There can be no restrictions on any person's right to buy or sell any guns or any number of guns they choose.
This could present risks to society in America but the risks need to be accepted as necessary for the upholding of the intent of the 2nd. amendment. If any American objects to the sacred rights as stated by the 2nd. amendment then they have the option of purchasing their own weapons with which to defend themselves from harm.
The extreme example: A person released from prison who has murdered with his gun has the right to walk straight across the street from the prison and purchase a gun or guns. The only thing stopping him would be a background check being required to purchase a gun.
On the surface it could seem to be counter-productive to a peaceful society. It might be but there is no legitimate means to stop him unless the 2nd. amendment's unconditional rights are infringed upon.
And so for those who are hesitant to accept the full and complete rights as spelled out by their 2nd. amendment, is there any possible law that could be enacted that could curtail the ex-criminal's rights?
I say there is none! The 2nd. amendment isn't open for compromise for any reason or for any socialist cause.
Opinions?
The Right to Bear Arms (i.e. the 2nd Amendment) was seen by our Founding Fathers as the last check against tyranny.
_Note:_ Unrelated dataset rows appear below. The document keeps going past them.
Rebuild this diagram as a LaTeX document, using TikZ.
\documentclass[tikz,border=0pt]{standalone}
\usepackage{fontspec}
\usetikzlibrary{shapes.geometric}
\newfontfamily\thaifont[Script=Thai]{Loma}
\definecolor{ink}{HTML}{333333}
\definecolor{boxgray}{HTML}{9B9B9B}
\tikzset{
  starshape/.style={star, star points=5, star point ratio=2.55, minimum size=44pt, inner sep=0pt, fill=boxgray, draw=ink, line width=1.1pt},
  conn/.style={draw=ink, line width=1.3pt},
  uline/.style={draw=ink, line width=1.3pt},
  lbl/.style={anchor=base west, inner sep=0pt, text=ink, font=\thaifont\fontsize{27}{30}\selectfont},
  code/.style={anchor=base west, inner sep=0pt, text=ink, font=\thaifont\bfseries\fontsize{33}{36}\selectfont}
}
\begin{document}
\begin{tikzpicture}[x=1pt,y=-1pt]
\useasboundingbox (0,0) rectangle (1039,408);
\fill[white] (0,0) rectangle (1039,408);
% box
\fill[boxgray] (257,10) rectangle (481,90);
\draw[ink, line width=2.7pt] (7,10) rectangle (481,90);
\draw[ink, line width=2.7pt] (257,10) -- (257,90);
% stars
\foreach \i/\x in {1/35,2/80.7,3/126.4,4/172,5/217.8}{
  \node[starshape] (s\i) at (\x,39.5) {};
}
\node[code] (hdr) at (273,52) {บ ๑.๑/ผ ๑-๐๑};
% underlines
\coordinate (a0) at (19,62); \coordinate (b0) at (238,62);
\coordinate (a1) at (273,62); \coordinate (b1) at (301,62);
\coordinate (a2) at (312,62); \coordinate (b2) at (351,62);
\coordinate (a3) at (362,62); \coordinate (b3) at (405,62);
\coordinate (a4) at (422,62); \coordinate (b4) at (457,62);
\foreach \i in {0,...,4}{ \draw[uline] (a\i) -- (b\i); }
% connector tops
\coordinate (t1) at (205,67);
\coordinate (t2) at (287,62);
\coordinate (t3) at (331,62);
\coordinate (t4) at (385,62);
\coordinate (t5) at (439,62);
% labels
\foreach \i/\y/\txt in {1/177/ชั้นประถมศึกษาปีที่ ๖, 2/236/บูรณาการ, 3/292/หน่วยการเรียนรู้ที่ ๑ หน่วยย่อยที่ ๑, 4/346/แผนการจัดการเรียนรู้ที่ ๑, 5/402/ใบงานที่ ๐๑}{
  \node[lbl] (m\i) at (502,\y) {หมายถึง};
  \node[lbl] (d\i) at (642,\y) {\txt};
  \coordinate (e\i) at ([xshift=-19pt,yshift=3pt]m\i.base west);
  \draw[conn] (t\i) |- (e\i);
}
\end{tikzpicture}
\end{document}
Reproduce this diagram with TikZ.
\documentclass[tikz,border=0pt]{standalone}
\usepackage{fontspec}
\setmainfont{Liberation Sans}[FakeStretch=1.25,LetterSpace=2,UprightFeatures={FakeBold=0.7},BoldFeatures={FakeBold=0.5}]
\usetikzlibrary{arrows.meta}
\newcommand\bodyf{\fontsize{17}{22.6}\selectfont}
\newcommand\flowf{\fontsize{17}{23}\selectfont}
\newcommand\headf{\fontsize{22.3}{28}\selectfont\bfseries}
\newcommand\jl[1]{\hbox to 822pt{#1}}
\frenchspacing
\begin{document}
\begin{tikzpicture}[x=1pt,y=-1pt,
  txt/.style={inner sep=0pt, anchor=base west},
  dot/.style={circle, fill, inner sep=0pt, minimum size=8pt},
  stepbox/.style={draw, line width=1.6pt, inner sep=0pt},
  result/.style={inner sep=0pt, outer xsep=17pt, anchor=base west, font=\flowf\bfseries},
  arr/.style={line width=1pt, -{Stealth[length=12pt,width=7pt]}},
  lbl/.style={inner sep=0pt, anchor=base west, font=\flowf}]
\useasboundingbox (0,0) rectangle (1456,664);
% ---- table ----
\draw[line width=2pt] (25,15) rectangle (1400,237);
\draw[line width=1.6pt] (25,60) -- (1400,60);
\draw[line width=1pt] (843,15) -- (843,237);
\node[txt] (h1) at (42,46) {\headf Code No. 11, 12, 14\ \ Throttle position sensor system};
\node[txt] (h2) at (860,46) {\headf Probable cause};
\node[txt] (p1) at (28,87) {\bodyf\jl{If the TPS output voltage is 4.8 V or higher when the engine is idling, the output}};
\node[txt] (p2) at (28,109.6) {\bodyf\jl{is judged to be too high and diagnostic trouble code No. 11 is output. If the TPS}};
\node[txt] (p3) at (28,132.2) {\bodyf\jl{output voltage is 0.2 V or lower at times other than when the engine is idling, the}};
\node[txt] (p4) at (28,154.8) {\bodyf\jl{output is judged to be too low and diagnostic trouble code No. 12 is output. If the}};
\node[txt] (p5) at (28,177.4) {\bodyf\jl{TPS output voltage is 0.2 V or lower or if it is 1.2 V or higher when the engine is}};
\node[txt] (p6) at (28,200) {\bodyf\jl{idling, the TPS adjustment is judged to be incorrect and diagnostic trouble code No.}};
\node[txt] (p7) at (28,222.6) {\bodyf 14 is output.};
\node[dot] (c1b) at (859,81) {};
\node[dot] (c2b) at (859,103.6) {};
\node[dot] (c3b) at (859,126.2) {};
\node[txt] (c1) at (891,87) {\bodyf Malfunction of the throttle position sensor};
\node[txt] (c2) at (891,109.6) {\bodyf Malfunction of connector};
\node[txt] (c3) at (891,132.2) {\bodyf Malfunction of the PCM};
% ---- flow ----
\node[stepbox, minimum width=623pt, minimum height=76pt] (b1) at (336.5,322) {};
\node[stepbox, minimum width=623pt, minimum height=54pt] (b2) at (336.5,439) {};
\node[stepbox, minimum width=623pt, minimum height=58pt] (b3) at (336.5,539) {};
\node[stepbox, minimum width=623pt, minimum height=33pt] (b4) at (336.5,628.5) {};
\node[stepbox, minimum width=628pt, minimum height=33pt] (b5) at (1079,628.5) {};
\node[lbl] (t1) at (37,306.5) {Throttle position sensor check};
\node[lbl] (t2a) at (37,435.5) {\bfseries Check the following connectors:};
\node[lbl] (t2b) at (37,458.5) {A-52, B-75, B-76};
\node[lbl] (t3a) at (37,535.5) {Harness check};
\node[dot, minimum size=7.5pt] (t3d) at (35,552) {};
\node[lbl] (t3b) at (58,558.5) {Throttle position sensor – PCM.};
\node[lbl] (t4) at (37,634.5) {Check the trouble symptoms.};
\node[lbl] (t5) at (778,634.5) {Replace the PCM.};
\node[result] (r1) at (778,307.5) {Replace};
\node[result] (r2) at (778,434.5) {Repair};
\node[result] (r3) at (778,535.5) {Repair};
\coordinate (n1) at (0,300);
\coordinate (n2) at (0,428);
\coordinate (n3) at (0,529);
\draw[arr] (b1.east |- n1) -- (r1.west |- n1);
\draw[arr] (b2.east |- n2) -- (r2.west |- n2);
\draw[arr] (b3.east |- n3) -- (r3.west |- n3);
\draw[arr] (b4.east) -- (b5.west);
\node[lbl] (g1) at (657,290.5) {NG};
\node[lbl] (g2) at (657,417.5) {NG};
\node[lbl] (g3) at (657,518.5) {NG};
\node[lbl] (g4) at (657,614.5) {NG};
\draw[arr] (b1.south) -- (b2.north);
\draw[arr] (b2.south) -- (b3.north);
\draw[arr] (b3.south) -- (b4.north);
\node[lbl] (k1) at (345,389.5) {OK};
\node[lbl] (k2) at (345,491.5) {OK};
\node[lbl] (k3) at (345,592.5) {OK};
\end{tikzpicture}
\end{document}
They knew that the best line of defense against a standing army was an armed populace.
"If the representatives of the people betray their constituents, there is then no resource left but in the exertion of that original right of self-defense which is paramount to all positive forms of government, and which against the usurpations of the national rulers, may be exerted with infinitely better prospect of success than against those of the rulers of an individual state. In a single state, if the persons intrusted with supreme power become usurpers, the different parcels, subdivisions, or districts of which it consists, having no distinct government in each, can take no regular measures for defense. The citizens must rush tumultuously to arms, without concert, without system, without resource; except in their courage and despair."
- Alexander Hamilton, Federalist No. 28
"If circumstances should at any time oblige the government to form an army of any magnitude that army can never be formidable to the liberties of the people while there is a large body of citizens, little, if at all, inferior to them in discipline and the use of arms, who stand ready to defend their own rights and those of their fellow-citizens. This appears to me the only substitute that can be devised for a standing army, and the best possible security against it, if it should exist."
- Alexander Hamilton, Federalist No. 28
The people who wish to preserve liberty and are capable of bearing arms are the militia.
“A militia when properly formed are in fact the people themselves…and include, according to the past and general usuage of the states, all men capable of bearing arms… "To preserve liberty, it is essential that the whole body of the people always possess arms, and be taught alike, especially when young, how to use them."
- Richard Henry Lee, Federal Farmer No. 18, January 25, 1788
The Founding Fathers believed that peaceable law abiding citizens should never have their right to bear arms be infringed upon.
"And that the said Constitution be never construed to authorize Congress to infringe the just liberty of the Press, or the rights of Conscience; or to prevent the people of the United States, WHO ARE PEACEABLE CITIZENS, from keeping their own arms; …"
Samuel Adams quoted in the Philadelphia Independent Gazetteer, August 20, 1789, "Propositions submitted to the Convention of this State"
The fundamental purpose of the militia is to serve as a check upon a standing army, the words “well regulated” referred to the necessity that the armed citizens making up the militia have the level of equipment and training necessary to be an effective and formidable check upon the national government’s standing army.
"I ask who are the militia? They consist now of the whole people, except a few public officers." - George Mason, Address to the Virginia Ratifying Convention, June 4, 1788
"Before a standing army can rule, the people must be disarmed, as they are in almost every country in Europe. The supreme power in America cannot enforce unjust laws by the sword; because the whole body of the people are armed, and constitute a force superior to any band of regular troops." - Noah Webster, An Examination of the Leading Principles of the Federal Constitution, October 10, 1787
"The right of the people to keep and bear arms shall not be infringed. A well regulated militia, composed of the body of the people, trained to arms, is the best and most natural defense of a free country." - James Madison, I Annals of Congress 434, June 8, 1789
“A militia when properly formed are in fact the people themselves…and include, according to the past and general usuage of the states, all men capable of bearing arms… "To preserve liberty, it is essential that the whole body of the people always possess arms, and be taught alike, especially when young, how to use them." - Richard Henry Lee, Federal Farmer No. 18, January 25, 1788
Well regulated does not mean regulations. When the Constitution specifies regulations it specifically states who and what is being regulated. The phrase "well-regulated" was in common use long before 1789, and remained so for a century thereafter. It referred to the property of something being in proper working order. Something that was well-regulated was calibrated correctly, functioning as expected. The fundamental purpose of the militia was to serve as a check upon a standing army, the words “well regulated” referred to the necessity that the armed citizens making up the militia have the necessary equipment and training necessary to be an effective and formidable check upon the national government’s standing army. Establishing government oversight of the people's arms was not only not the intent in using the phrase in the 2nd amendment, it was precisely to render the government powerless to do so that the founders wrote it.